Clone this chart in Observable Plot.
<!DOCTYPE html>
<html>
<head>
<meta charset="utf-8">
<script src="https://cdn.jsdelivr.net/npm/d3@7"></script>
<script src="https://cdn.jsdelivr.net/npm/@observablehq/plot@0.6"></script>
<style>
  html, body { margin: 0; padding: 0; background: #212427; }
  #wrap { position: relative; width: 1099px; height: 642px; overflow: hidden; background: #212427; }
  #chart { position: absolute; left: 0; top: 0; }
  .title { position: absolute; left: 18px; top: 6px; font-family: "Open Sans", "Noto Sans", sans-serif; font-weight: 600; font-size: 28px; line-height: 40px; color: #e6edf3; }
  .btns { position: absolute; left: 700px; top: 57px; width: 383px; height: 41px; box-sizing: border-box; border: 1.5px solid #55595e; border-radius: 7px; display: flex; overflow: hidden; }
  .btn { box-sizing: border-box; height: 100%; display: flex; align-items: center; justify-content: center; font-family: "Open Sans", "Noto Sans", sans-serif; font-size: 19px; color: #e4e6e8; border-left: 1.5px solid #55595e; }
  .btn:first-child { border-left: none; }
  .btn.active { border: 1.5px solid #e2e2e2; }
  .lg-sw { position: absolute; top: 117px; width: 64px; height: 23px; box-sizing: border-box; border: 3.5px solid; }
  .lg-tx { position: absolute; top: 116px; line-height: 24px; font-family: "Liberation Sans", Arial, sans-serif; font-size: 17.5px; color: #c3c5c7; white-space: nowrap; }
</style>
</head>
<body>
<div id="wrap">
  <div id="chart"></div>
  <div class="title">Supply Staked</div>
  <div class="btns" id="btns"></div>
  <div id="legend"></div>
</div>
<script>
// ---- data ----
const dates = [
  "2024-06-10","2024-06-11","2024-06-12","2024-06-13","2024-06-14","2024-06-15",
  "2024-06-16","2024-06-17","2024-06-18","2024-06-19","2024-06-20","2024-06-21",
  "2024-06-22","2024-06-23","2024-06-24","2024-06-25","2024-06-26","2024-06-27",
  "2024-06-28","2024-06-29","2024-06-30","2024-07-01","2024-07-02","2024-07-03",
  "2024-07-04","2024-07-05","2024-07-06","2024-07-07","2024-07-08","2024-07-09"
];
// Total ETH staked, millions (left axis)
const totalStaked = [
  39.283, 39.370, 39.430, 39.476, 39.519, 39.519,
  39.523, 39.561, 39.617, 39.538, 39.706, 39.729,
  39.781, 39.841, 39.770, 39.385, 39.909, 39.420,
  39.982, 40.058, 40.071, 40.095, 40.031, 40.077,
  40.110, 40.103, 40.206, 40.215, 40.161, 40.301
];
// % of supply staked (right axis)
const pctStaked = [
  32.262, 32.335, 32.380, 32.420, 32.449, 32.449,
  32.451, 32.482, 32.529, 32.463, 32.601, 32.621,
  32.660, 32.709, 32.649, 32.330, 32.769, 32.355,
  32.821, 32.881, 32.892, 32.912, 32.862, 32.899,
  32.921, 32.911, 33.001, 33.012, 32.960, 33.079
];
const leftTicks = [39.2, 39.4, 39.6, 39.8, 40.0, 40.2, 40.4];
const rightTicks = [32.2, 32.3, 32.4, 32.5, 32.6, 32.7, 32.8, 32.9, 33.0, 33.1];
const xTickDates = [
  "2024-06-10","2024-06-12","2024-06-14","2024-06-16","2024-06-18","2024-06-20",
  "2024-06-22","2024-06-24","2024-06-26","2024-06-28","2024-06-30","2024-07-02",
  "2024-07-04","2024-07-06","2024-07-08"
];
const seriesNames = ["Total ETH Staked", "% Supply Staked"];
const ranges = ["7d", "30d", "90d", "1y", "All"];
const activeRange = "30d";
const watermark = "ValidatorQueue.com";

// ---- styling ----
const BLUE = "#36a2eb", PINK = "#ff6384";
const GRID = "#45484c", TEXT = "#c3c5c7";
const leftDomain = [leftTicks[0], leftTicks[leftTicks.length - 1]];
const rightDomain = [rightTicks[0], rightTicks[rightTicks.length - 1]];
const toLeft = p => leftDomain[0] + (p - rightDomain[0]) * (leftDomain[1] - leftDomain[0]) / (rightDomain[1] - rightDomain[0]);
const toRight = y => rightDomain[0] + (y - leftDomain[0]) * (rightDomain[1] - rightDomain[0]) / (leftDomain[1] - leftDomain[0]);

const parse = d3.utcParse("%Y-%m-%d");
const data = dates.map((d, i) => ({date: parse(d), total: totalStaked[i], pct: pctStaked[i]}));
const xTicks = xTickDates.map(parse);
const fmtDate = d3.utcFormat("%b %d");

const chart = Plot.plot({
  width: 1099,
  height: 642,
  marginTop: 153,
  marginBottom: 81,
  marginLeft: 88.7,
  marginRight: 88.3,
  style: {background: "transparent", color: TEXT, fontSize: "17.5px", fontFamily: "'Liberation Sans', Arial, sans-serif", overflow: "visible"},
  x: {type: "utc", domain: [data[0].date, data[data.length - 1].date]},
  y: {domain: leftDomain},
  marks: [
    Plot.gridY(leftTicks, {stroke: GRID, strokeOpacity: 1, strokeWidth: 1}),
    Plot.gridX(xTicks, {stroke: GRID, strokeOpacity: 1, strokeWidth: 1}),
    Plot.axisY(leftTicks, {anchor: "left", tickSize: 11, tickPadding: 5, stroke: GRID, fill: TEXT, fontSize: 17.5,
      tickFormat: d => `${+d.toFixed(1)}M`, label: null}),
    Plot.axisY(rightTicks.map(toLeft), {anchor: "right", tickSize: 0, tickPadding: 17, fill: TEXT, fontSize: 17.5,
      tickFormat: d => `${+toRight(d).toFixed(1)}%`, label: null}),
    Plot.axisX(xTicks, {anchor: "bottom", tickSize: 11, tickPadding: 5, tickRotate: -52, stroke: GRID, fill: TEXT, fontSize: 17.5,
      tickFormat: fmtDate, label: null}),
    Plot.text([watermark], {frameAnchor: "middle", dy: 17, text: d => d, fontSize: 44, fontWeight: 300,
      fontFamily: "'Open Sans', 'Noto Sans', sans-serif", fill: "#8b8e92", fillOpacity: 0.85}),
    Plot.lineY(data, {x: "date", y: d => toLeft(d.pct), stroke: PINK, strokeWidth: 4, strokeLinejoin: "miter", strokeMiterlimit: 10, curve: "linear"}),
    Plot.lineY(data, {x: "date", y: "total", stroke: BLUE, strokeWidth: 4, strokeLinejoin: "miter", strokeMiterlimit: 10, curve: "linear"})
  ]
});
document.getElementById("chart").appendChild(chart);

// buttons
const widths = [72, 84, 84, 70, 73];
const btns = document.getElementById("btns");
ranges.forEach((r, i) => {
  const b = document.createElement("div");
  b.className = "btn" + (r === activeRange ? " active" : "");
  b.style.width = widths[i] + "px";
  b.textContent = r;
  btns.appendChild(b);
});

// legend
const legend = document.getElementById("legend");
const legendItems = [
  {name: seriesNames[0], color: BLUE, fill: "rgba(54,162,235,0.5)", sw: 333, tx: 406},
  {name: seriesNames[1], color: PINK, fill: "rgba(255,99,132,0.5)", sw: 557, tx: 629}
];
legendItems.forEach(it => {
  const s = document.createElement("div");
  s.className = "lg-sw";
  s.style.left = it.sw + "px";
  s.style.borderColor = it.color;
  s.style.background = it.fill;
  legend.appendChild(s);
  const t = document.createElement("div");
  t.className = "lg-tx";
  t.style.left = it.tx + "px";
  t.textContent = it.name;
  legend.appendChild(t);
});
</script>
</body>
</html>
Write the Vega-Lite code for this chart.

• • • • • • •

### Work to complete:
In the records above, locate each line with the word "chart". Copy all such lines.

### Result of this task:
Clone this chart in Observable Plot.
  #chart { position: absolute; left: 0; top: 0; }
  <div id="chart"></div>
const chart = Plot.plot({
document.getElementById("chart").appendChild(chart);
Write the Vega-Lite code for this chart.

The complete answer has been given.